Da hilft uns auch das Prinzip der Transparenz. Wir versuchen im Bewerbungsprozess von Anfang an sehr transparent darzustellen, wer wir sind und wie wir arbeiten. Und ich stelle die Hypothese in den Raum: Der Bewerber entscheidet in dem Moment, ob er das will oder ob er das nicht will. Wir müssen das gar nicht entscheiden, ob er dazu passt, sondern da entscheidet sich der Bewerber. Zumal wir Bewerbungen genau aus diesem Grund bekommen, weil Menschen hören, dass wir selbstorganisiert arbeiten und das in irgendeiner Weise auch erfolgreich tun. Und die Menschen, die das anzieht, die wirklich bewusst auf uns zugehen, die haben schon eine klare Vorstellung, was Selbstorganisation bedeutet. Und ich habe jetzt mehrmals auch Menschen kennengelernt, die einmal diese Luft geschnuppert haben und in Organisationen gearbeitet haben, die auf Holokratie Basis organisiert waren und auf Selbstorganisation und die für sich gesagt haben Ich will nirgendwo anders mehr arbeiten.

 

Hast du bei den Mitarbeitenden, die diesen Weg mit euch gegangen sind, schon mal so etwas wie das Vermissen von formalen Karrieremöglichkeiten festgestellt?

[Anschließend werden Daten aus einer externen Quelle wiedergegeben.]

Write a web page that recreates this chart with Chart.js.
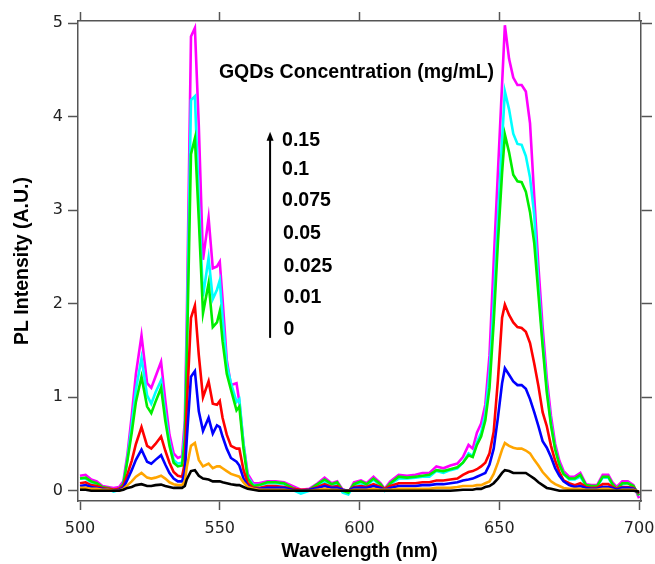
<!DOCTYPE html>
<html>
<head>
<meta charset="utf-8">
<script src="https://cdn.jsdelivr.net/npm/chart.js@4.4.1/dist/chart.umd.min.js"></script>
<style>
    html, body { margin: 0; padding: 0; background: #fff; }
    canvas { display: block; }
</style>
</head>
<body>
<canvas id="grafico" width="655" height="564"></canvas>
<script>
// Wavelength grid (nm), shared by every spectrum
const wavelengths = [
    500, 502, 504, 506, 508, 510, 512, 514, 515.5, 517,
    518.5, 520, 522, 524, 525.5, 527, 529, 530.5, 532, 533.5,
    535, 536.5, 537.5, 538.2, 539.7, 541.1, 542.5, 544, 546, 547.5,
    549, 550, 551, 552.5, 554, 556, 557, 558.5, 560, 562,
    564, 567, 570, 573, 576, 579, 582, 585, 587.5, 590,
    592, 594, 596, 598, 600.5, 602.5, 605, 607.5, 609, 611,
    614, 617, 620, 622.5, 625, 627.5, 630, 632.5, 635, 637,
    639, 640.5, 642, 643.5, 645, 646.5, 648, 649.5, 651, 652,
    653.5, 655, 656.5, 658, 659.5, 661, 662.5, 664, 665.5, 667,
    668.5, 670, 671.5, 673, 675, 677, 679, 681, 683, 685,
    687, 689, 690.5, 692, 694, 696, 698, 700
];

// PL intensity for each GQDs concentration (mg/mL)
const conc0 = [
    0.01, 0.01, 0.00, 0.00, 0.00, 0.00, 0.00, 0.00, 0.01, 0.03,
    0.04, 0.06, 0.07, 0.05, 0.05, 0.06, 0.065, 0.05, 0.04, 0.03,
    0.03, 0.03, 0.05, 0.12, 0.21, 0.22, 0.16, 0.13, 0.12, 0.10,
    0.10, 0.10, 0.09, 0.08, 0.07, 0.06, 0.06, 0.04, 0.02, 0.01,
    0, 0, 0, 0, 0, 0, 0, 0, 0, 0,
    0, 0, 0, 0, 0, 0, 0, 0, 0, 0,
    0, 0, 0, 0, 0, 0, 0, 0, 0.005, 0.01,
    0.01, 0.01, 0.02, 0.02, 0.04, 0.05, 0.08, 0.13, 0.19, 0.22,
    0.21, 0.19, 0.19, 0.19, 0.19, 0.16, 0.13, 0.09, 0.06, 0.03,
    0.02, 0.01, 0.00, 0, 0, 0, 0, 0, 0, 0,
    0, 0, 0, 0, 0, 0, 0, -0.01
];
const conc001 = [
    0.03, 0.03, 0.02, 0.02, 0.01, 0.01, 0.00, 0.00, 0.02, 0.06,
    0.10, 0.15, 0.19, 0.14, 0.13, 0.14, 0.16, 0.13, 0.09, 0.07,
    0.06, 0.06, 0.10, 0.25, 0.48, 0.51, 0.33, 0.26, 0.29, 0.24,
    0.26, 0.26, 0.24, 0.21, 0.18, 0.16, 0.15, 0.09, 0.04, 0.02,
    0.01, 0.01, 0.01, 0.01, 0.00, 0.00, 0.00, 0.01, 0.02, 0.01,
    0.01, 0.00, 0.00, 0.01, 0.01, 0.01, 0.02, 0.01, 0.01, 0.01,
    0.02, 0.02, 0.02, 0.02, 0.02, 0.03, 0.03, 0.03, 0.04, 0.05,
    0.05, 0.05, 0.06, 0.06, 0.08, 0.10, 0.18, 0.30, 0.44, 0.51,
    0.48, 0.46, 0.45, 0.45, 0.43, 0.40, 0.33, 0.27, 0.20, 0.15,
    0.10, 0.07, 0.05, 0.03, 0.02, 0.02, 0.02, 0.01, 0.01, 0.01,
    0.02, 0.02, 0.01, 0.00, 0.01, 0.01, 0.01, -0.01
];
const conc0025 = [
    0.05, 0.06, 0.04, 0.03, 0.02, 0.01, 0.00, 0.01, 0.03, 0.12,
    0.22, 0.33, 0.44, 0.31, 0.29, 0.33, 0.38, 0.28, 0.19, 0.13,
    0.10, 0.10, 0.20, 0.55, 1.22, 1.28, 0.85, 0.64, 0.78, 0.61,
    0.70, 0.68, 0.58, 0.45, 0.35, 0.31, 0.27, 0.13, 0.05, 0.02,
    0.02, 0.03, 0.03, 0.03, 0.01, 0.00, 0.01, 0.03, 0.05, 0.03,
    0.03, 0.01, 0.00, 0.03, 0.03, 0.03, 0.05, 0.03, 0.01, 0.03,
    0.05, 0.05, 0.05, 0.06, 0.06, 0.07, 0.07, 0.08, 0.09, 0.11,
    0.12, 0.13, 0.15, 0.17, 0.19, 0.28, 0.45, 0.78, 1.15, 1.31,
    1.24, 1.17, 1.13, 1.13, 1.09, 0.98, 0.84, 0.69, 0.53, 0.46,
    0.36, 0.24, 0.16, 0.10, 0.06, 0.04, 0.05, 0.03, 0.02, 0.02,
    0.04, 0.04, 0.03, 0.01, 0.03, 0.03, 0.02, -0.02
];
const conc005 = [
    0.08, 0.09, 0.06, 0.05, 0.03, 0.02, 0.01, 0.02, 0.05, 0.18,
    0.32, 0.50, 0.68, 0.48, 0.45, 0.50, 0.58, 0.43, 0.30, 0.20,
    0.16, 0.15, 0.30, 0.90, 1.85, 1.98, 1.45, 1.00, 1.17, 0.93,
    0.92, 0.96, 0.78, 0.60, 0.48, 0.45, 0.45, 0.22, 0.08, 0.03,
    0.03, 0.05, 0.05, 0.04, 0.02, 0.01, 0.01, 0.04, 0.07, 0.04,
    0.05, 0.01, 0.00, 0.04, 0.05, 0.04, 0.07, 0.04, 0.02, 0.05,
    0.08, 0.08, 0.08, 0.09, 0.09, 0.11, 0.11, 0.12, 0.13, 0.17,
    0.20, 0.21, 0.23, 0.26, 0.30, 0.40, 0.63, 1.18, 1.85, 1.99,
    1.88, 1.80, 1.75, 1.74, 1.70, 1.58, 1.36, 1.12, 0.84, 0.69,
    0.48, 0.32, 0.20, 0.11, 0.08, 0.06, 0.08, 0.04, 0.03, 0.03,
    0.07, 0.07, 0.04, 0.02, 0.04, 0.04, 0.03, -0.03
];
const conc0075 = [
    0.13, 0.14, 0.10, 0.08, 0.04, 0.03, 0.01, 0.02, 0.07, 0.33,
    0.62, 0.95, 1.22, 0.90, 0.83, 0.95, 1.10, 0.75, 0.48, 0.30,
    0.26, 0.27, 0.55, 1.40, 3.60, 3.77, 2.90, 1.90, 2.22, 1.75,
    1.80, 1.92, 1.60, 1.25, 1.08, 0.86, 0.90, 0.45, 0.13, 0.05,
    0.06, 0.09, 0.09, 0.08, 0.03, 0.00, 0.01, 0.07, 0.12, 0.07,
    0.09, 0.00, -0.02, 0.07, 0.10, 0.07, 0.13, 0.07, 0.01, 0.08,
    0.15, 0.14, 0.15, 0.16, 0.17, 0.22, 0.21, 0.23, 0.25, 0.30,
    0.38, 0.36, 0.49, 0.58, 0.75, 1.10, 1.80, 2.65, 3.40, 3.81,
    3.62, 3.38, 3.31, 3.30, 3.20, 2.98, 2.65, 2.10, 1.55, 1.05,
    0.70, 0.44, 0.28, 0.18, 0.13, 0.13, 0.17, 0.06, 0.05, 0.05,
    0.15, 0.15, 0.07, 0.02, 0.08, 0.08, 0.05, -0.05
];
const conc01 = [
    0.13, 0.13, 0.09, 0.07, 0.03, 0.02, -0.01, 0.01, 0.07, 0.35,
    0.70, 1.08, 1.42, 1.02, 0.93, 1.05, 1.18, 0.82, 0.52, 0.33,
    0.29, 0.30, 0.62, 1.60, 4.18, 4.22, 3.10, 2.08, 2.49, 2.05,
    2.15, 2.25, 1.85, 1.35, 1.15, 0.95, 0.98, 0.50, 0.15, 0.06,
    0.06, 0.08, 0.08, 0.07, 0.01, -0.03, 0.00, 0.06, 0.10, 0.05,
    0.07, -0.02, -0.04, 0.06, 0.08, 0.05, 0.12, 0.05, 0.00, 0.07,
    0.13, 0.13, 0.14, 0.15, 0.15, 0.21, 0.19, 0.22, 0.24, 0.30,
    0.40, 0.37, 0.52, 0.62, 0.82, 1.25, 2.00, 2.90, 3.75, 4.27,
    4.08, 3.82, 3.71, 3.70, 3.58, 3.35, 2.95, 2.20, 1.60, 1.10,
    0.72, 0.45, 0.28, 0.18, 0.12, 0.12, 0.15, 0.05, 0.04, 0.04,
    0.14, 0.14, 0.06, 0.01, 0.07, 0.08, 0.04, -0.05
];
const conc015 = [
    0.16, 0.17, 0.12, 0.10, 0.05, 0.04, 0.03, 0.04, 0.10, 0.40,
    0.80, 1.25, 1.66, 1.15, 1.10, 1.22, 1.38, 0.97, 0.60, 0.40,
    0.35, 0.37, 0.75, 1.83, 4.86, 4.95, 3.90, 2.47, 2.92, 2.38,
    2.40, 2.45, 2.05, 1.40, 1.13, 1.15, 0.95, 0.50, 0.18, 0.08,
    0.08, 0.10, 0.10, 0.09, 0.05, 0.01, 0.02, 0.08, 0.14, 0.08,
    0.10, 0.01, -0.02, 0.09, 0.11, 0.08, 0.15, 0.08, 0.02, 0.10,
    0.17, 0.16, 0.17, 0.19, 0.19, 0.26, 0.24, 0.27, 0.29, 0.36,
    0.49, 0.45, 0.62, 0.72, 0.92, 1.45, 2.45, 3.40, 4.35, 4.98,
    4.62, 4.42, 4.34, 4.34, 4.27, 3.93, 3.15, 2.40, 1.75, 1.20,
    0.80, 0.50, 0.32, 0.21, 0.15, 0.15, 0.19, 0.07, 0.06, 0.06,
    0.17, 0.17, 0.09, 0.04, 0.10, 0.10, 0.06, -0.08
];

const concentrations = ["0", "0.01", "0.025", "0.05", "0.075", "0.1", "0.15"];
const seriesValues = [conc0, conc001, conc0025, conc005, conc0075, conc01, conc015];
const seriesColors = ["#000000", "#ffa500", "#0000ff", "#ff0000", "#00ee00", "#00ffff", "#ff00ff"];

const xTicks = [500, 550, 600, 650, 700];
const yTicks = [0, 1, 2, 3, 4, 5];

const legendTitle = "GQDs Concentration (mg/mL)";

const boldFont = "'Liberation Sans', Arial, sans-serif";
const tickFont = "'DejaVu Sans', Verdana, sans-serif";
const axisGray = "#555555";

// no side padding for the first/last x tick label, so the frame matches the original
function noSidePadding(scale) {
    scale.paddingLeft = 0;
    scale.paddingRight = 0;
}

// Title, arrow and concentration labels drawn inside the plot
const annotations = {
    id: "annotations",
    afterDatasetsDraw(chart) {
        const { ctx, scales: { x, y } } = chart;
        ctx.save();
        ctx.fillStyle = "#000";
        ctx.strokeStyle = "#000";
        ctx.textBaseline = "middle";
        ctx.textAlign = "left";
        ctx.font = "bold 19.5px " + boldFont;
        ctx.fillText(legendTitle, x.getPixelForValue(549.7), y.getPixelForValue(4.47));

        // arrow
        const ax = x.getPixelForValue(568);
        const yBottom = y.getPixelForValue(1.635);
        const yTip = y.getPixelForValue(3.84);
        ctx.lineWidth = 2;
        ctx.beginPath();
        ctx.moveTo(ax, yBottom);
        ctx.lineTo(ax, yTip + 6);
        ctx.stroke();
        ctx.beginPath();
        ctx.moveTo(ax, yTip);
        ctx.lineTo(ax - 3.5, yTip + 9);
        ctx.lineTo(ax + 3.5, yTip + 9);
        ctx.closePath();
        ctx.fill();

        const labelY = [1.72, 2.07, 2.40, 2.75, 3.10, 3.43, 3.75];
        const labelX = [572.8, 572.8, 572.8, 572.6, 572.3, 572.3, 572.3];
        concentrations.forEach((c, i) => {
            ctx.fillText(c, x.getPixelForValue(labelX[i]), y.getPixelForValue(labelY[i]));
        });
        ctx.restore();
    }
};

const ctx = document.getElementById("grafico");

new Chart(ctx.getContext("2d"), {
    type: "line",
    data: {
        datasets: seriesValues.map((values, i) => ({
            label: concentrations[i],
            data: wavelengths.map((w, j) => ({ x: w, y: values[j] })),
            borderColor: seriesColors[i],
            backgroundColor: seriesColors[i],
            borderWidth: 2.6,
            pointRadius: 0,
            tension: 0,
            fill: false
        }))
    },
    options: {
        responsive: false,
        animation: false,
        layout: { padding: 0 },
        plugins: {
            legend: { display: false },
            tooltip: { enabled: false }
        },
        scales: {
            x: {
                type: "linear",
                position: "bottom",
                min: 499.28,
                max: 700.7,
                afterBuildTicks: (scale) => { scale.ticks = xTicks.map(v => ({ value: v })); },
                afterFit: (scale) => { scale.height = 63; noSidePadding(scale); },
                ticks: {
                    color: "#222",
                    padding: 9,
                    font: { family: tickFont, size: 16 },
                    maxRotation: 0
                },
                grid: {
                    drawOnChartArea: false,
                    drawTicks: true,
                    tickLength: 9,
                    tickColor: axisGray,
                    tickWidth: 1.5
                },
                border: { display: true, color: axisGray, width: 1.5 },
                title: {
                    display: true,
                    text: "Wavelength (nm)",
                    color: "#000",
                    font: { family: boldFont, size: 19.5, weight: "bold" },
                    padding: { top: 0, bottom: 0.5 }
                }
            },
            xTop: {
                type: "linear",
                position: "top",
                min: 499.28,
                max: 700.7,
                afterBuildTicks: (scale) => { scale.ticks = xTicks.map(v => ({ value: v })); },
                afterFit: (scale) => { scale.height = 21; noSidePadding(scale); },
                ticks: { display: false },
                grid: {
                    drawOnChartArea: false,
                    drawTicks: true,
                    tickLength: 9,
                    tickColor: axisGray,
                    tickWidth: 1.5
                },
                border: { display: true, color: axisGray, width: 1.5 }
            },
            y: {
                type: "linear",
                position: "left",
                min: -0.11,
                max: 5.025,
                afterBuildTicks: (scale) => { scale.ticks = yTicks.map(v => ({ value: v })); },
                afterFit: (scale) => { scale.width = 78; },
                ticks: {
                    color: "#222",
                    padding: 5,
                    font: { family: tickFont, size: 16 }
                },
                grid: {
                    drawOnChartArea: false,
                    drawTicks: true,
                    tickLength: 10,
                    tickColor: axisGray,
                    tickWidth: 1.5
                },
                border: { display: true, color: axisGray, width: 1.5 },
                title: {
                    display: true,
                    text: "PL Intensity (A.U.)",
                    color: "#000",
                    font: { family: boldFont, size: 19.5, weight: "bold" },
                    padding: { top: 11, bottom: 0 }
                }
            },
            yRight: {
                type: "linear",
                position: "right",
                min: -0.11,
                max: 5.025,
                afterBuildTicks: (scale) => { scale.ticks = yTicks.map(v => ({ value: v })); },
                afterFit: (scale) => { scale.width = 14; },
                ticks: { display: false },
                grid: {
                    drawOnChartArea: false,
                    drawTicks: true,
                    tickLength: 11,
                    tickColor: axisGray,
                    tickWidth: 1.5
                },
                border: { display: true, color: axisGray, width: 1.5 }
            }
        }
    },
    plugins: [annotations]
});
</script>
</body>
</html>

Bisher noch nicht. Die relevante Frage ist: Was verbinden die Menschen mit Positionen wie Teamleiter, mit Macht? In unserer Gesellschaft wird das folgende oftmals verbunden. Verantwortung hast du mit Mitarbeitenden. Verantwortung hast du mit Budget. Und das brauchst du, um weiterzukommen und mehr Geld zu verdienen. Das ist so der typische Karriereweg. Und natürlich wollen gerade junge Menschen irgendwann auch Geld verdienen. Wenn man aber mal eine Ebene tiefer schaut, was für ein Bedürfnis steckt eigentlich dahinter bei den einzelnen Menschen? Dann wird es spannend, weil oftmals ist es gar nicht das Geld, weil Geld auch nur eine Strategie ist, um sich irgendwelche Bedürfnisse zu erfüllen. Und auch Mitarbeiterführung ist oftmals nur eine Strategie, um sich ein Bedürfnis von zum Beispiel Wirksamkeit zu erfüllen oder Weiterentwicklung. Und das hat man halt so gelernt. Es wurde antrainiert und Holokratie bietet per se alle Weiterentwicklungsmöglichkeiten, die sich jeder wünscht, weil jeder kann das ja für sich entscheiden und kann sich für sich weiterentwickeln, indem er Verantwortung übernimmt aus einer Rolle heraus, indem man eine neue Rolle einbringt, in dem er vielleicht ein neues Produkt einfach einbringt.

Und ich sage auch einem Bewerber, da das Thema Geld ja immer gefragt wird. Jeder darf so viel verdienen, wie er will, es darf nur nichts kosten. Es ist total einfach und das entscheidet mehr oder minder jeder selbst, indem er sagt: Was ist mein Nutzen, was ist mein Beitrag zum Unternehmenserfolg.